Member of the Nova Scotia House of Assembly for Cumberland North
- In office November 4, 1997 – June 9, 2009
- Preceded by: Ross Bragg
- Succeeded by: Brian Skabar

Personal details
- Born: August 15, 1953 Hastings, Cumberland, Nova Scotia, Canada
- Died: January 27, 2026 (aged 72) Halifax, Nova Scotia, Canada
- Party: Independent (2007–2009)
- Other political affiliations: Progressive Conservative (1997–2007)
- Occupation: Farmer

= Ernie Fage =

Canadian politician (1953–2026)

Ernest Leslie Fage (August 15, 1953 – January 27, 2026) was a Canadian politician who represented the electoral district of Cumberland North in the Nova Scotia House of Assembly from 1997 to 2009.

==Early life and education==
Fage was born in Amherst, Nova Scotia on August 15, 1953. He graduated from the Nova Scotia Agricultural College with a major in chemistry. Along with his brother, he owned and operated Fage Farms.

==Political career==
First elected as a Progressive Conservative in a 1997 by-election, Fage served various cabinets as Minister of Agriculture and Fisheries, Minister of Economic Development, Minister of Human Resources, Minister of responsible for the Public Service Commission, Minister of Emergency Management, Minister of Natural Resources, and Minister of Energy.

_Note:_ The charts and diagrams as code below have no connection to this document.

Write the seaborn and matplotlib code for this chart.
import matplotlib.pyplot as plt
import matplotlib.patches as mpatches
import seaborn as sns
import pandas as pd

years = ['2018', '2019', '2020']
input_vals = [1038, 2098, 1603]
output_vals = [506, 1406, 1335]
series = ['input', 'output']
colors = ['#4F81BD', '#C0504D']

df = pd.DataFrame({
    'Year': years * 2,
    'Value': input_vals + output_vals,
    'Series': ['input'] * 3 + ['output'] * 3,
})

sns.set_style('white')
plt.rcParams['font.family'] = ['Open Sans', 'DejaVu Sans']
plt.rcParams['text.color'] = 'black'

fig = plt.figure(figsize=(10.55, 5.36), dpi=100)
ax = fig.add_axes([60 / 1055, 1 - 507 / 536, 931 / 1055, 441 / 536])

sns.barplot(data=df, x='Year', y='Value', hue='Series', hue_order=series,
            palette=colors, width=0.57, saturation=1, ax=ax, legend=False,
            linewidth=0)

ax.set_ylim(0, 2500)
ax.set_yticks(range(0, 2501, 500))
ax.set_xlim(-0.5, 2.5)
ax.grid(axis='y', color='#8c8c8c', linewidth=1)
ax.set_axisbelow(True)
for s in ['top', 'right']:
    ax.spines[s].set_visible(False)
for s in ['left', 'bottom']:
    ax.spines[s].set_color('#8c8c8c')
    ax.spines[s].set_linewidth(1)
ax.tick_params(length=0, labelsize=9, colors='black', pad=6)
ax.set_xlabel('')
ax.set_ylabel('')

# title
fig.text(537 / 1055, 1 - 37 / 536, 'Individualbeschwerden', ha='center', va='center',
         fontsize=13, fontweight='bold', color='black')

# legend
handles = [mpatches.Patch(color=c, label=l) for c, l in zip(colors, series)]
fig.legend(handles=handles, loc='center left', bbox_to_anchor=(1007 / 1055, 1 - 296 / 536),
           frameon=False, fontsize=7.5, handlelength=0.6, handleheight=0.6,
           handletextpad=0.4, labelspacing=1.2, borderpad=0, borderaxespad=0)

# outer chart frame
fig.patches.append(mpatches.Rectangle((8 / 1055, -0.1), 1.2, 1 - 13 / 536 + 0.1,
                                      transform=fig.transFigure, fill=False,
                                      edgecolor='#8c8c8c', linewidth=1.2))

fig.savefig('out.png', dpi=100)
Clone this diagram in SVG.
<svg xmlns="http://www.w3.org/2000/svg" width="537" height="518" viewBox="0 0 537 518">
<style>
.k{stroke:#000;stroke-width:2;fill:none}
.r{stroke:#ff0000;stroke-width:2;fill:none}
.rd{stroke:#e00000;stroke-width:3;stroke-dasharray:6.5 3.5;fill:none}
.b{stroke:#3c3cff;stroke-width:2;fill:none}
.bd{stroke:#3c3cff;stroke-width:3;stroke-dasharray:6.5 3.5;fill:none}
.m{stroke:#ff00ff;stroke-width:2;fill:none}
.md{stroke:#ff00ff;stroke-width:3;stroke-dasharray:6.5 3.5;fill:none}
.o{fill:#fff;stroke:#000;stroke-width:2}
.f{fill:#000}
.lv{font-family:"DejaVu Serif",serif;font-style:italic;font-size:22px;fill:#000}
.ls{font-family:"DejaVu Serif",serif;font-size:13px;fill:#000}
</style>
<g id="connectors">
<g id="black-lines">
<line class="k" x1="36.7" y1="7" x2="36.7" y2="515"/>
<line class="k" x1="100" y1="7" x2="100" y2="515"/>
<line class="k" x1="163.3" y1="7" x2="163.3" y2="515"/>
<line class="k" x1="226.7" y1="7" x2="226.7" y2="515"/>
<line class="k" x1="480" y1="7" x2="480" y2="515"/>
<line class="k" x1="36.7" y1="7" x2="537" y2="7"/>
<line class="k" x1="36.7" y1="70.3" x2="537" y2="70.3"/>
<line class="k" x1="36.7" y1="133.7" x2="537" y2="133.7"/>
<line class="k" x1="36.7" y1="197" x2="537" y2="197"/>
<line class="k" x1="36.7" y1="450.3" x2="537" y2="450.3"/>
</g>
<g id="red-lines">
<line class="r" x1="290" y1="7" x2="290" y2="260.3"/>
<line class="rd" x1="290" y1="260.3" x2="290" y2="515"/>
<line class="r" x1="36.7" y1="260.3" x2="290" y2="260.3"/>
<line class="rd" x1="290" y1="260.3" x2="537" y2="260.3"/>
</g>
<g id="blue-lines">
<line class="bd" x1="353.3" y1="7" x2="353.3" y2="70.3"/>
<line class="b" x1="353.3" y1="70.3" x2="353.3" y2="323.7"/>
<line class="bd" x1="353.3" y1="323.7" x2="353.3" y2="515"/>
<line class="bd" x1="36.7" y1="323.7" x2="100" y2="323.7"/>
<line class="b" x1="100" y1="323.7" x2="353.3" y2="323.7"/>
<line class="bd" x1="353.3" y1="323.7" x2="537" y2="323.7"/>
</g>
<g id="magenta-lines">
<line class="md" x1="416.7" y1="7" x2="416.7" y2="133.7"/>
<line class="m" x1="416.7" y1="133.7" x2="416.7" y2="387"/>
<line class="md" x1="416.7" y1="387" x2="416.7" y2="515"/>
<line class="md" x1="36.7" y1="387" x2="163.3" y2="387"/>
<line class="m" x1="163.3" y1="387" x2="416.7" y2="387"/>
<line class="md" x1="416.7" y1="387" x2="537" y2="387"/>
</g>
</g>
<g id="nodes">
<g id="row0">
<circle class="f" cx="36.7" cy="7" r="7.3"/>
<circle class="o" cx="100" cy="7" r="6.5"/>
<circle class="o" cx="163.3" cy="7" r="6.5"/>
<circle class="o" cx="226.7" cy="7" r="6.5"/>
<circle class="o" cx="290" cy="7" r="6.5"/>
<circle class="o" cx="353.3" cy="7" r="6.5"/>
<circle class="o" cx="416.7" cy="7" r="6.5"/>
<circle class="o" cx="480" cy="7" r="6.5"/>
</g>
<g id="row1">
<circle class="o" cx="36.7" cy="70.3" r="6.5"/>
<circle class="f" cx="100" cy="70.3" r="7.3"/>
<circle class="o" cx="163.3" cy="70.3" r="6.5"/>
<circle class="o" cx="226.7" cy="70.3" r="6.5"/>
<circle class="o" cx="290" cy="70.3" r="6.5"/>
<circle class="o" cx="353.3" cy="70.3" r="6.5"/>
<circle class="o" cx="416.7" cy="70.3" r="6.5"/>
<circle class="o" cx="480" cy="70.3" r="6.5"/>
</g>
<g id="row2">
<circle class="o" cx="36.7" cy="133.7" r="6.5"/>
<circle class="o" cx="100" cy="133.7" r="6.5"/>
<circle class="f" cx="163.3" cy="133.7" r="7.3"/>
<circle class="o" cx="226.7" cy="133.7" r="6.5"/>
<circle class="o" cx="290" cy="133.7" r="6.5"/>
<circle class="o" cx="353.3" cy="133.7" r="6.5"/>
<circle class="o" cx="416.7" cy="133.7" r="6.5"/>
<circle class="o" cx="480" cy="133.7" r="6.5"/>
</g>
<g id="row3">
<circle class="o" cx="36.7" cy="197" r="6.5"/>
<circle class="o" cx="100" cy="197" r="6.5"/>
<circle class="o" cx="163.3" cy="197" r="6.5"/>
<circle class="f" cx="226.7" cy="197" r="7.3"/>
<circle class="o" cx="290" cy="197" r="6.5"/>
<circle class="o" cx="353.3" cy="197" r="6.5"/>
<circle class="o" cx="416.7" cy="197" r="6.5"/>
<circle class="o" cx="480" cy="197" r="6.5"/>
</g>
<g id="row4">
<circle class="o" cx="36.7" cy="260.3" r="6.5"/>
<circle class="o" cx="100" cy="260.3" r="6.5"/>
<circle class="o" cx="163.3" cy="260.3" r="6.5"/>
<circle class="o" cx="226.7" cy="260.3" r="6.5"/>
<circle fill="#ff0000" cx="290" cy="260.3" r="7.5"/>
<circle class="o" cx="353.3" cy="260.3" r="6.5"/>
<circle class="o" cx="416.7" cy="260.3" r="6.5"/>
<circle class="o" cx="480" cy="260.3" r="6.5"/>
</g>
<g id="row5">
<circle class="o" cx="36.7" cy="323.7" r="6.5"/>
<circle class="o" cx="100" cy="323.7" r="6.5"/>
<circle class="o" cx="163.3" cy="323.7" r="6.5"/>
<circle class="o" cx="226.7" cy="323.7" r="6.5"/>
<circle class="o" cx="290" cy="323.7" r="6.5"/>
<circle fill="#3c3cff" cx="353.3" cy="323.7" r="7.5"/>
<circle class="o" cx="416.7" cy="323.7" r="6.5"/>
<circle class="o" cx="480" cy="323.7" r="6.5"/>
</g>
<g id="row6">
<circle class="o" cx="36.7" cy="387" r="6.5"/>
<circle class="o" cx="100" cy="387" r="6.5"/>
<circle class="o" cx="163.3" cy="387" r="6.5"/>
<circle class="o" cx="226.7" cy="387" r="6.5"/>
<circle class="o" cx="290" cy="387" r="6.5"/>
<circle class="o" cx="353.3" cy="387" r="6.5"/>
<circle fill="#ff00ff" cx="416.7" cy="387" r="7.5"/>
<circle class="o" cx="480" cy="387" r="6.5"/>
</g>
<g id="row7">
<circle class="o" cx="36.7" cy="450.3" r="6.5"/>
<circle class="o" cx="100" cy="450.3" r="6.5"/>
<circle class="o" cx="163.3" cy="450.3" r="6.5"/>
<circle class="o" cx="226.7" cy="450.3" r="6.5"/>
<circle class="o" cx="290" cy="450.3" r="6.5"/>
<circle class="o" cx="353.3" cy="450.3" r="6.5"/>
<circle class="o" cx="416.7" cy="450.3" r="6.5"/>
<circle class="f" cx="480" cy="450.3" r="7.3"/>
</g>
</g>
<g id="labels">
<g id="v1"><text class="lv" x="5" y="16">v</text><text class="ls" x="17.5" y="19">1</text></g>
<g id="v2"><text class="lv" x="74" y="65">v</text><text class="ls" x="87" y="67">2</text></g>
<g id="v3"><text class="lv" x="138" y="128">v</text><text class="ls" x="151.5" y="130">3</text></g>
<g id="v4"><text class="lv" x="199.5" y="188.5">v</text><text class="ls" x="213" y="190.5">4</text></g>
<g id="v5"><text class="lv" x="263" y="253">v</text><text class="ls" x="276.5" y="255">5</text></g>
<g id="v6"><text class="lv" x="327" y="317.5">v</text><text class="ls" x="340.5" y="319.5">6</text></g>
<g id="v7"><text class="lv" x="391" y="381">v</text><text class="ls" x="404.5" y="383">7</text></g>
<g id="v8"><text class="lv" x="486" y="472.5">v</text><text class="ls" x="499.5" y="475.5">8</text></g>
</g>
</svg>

Fage was forced to take a leave of absence from the party caucus in January 2007 after allegations that he had engaged in criminal behaviour following a car collision on November 24, 2006. Fage was subsequently charged criminally with leaving the scene of an incident. Witnesses reported that Fage smelled of alcohol at the time of the collision, but he was not charged with an alcohol-related offense due to lack of evidence.

He was found guilty of leaving the scene of an incident, and fined $800, on December 18, 2007, and it was subsequently announced he would not be allowed back into caucus. Prior to the verdict Fage said he planned on running in the next election. He continued to sit as an independent MLA until the 2009 election, when he was defeated by Brian Skabar — notably, however, Fage finished in second place ahead of Keith Hunter, his replacement as the Progressive Conservative candidate.

Nine months before the collision, Fage was also involved in a controversy around a government loan to a potato farm with which he had a personal business connection. As a result, he resigned from his cabinet post as Minister of Economic Development.

==Death==
Fage died on January 27, 2026, at the age of 72.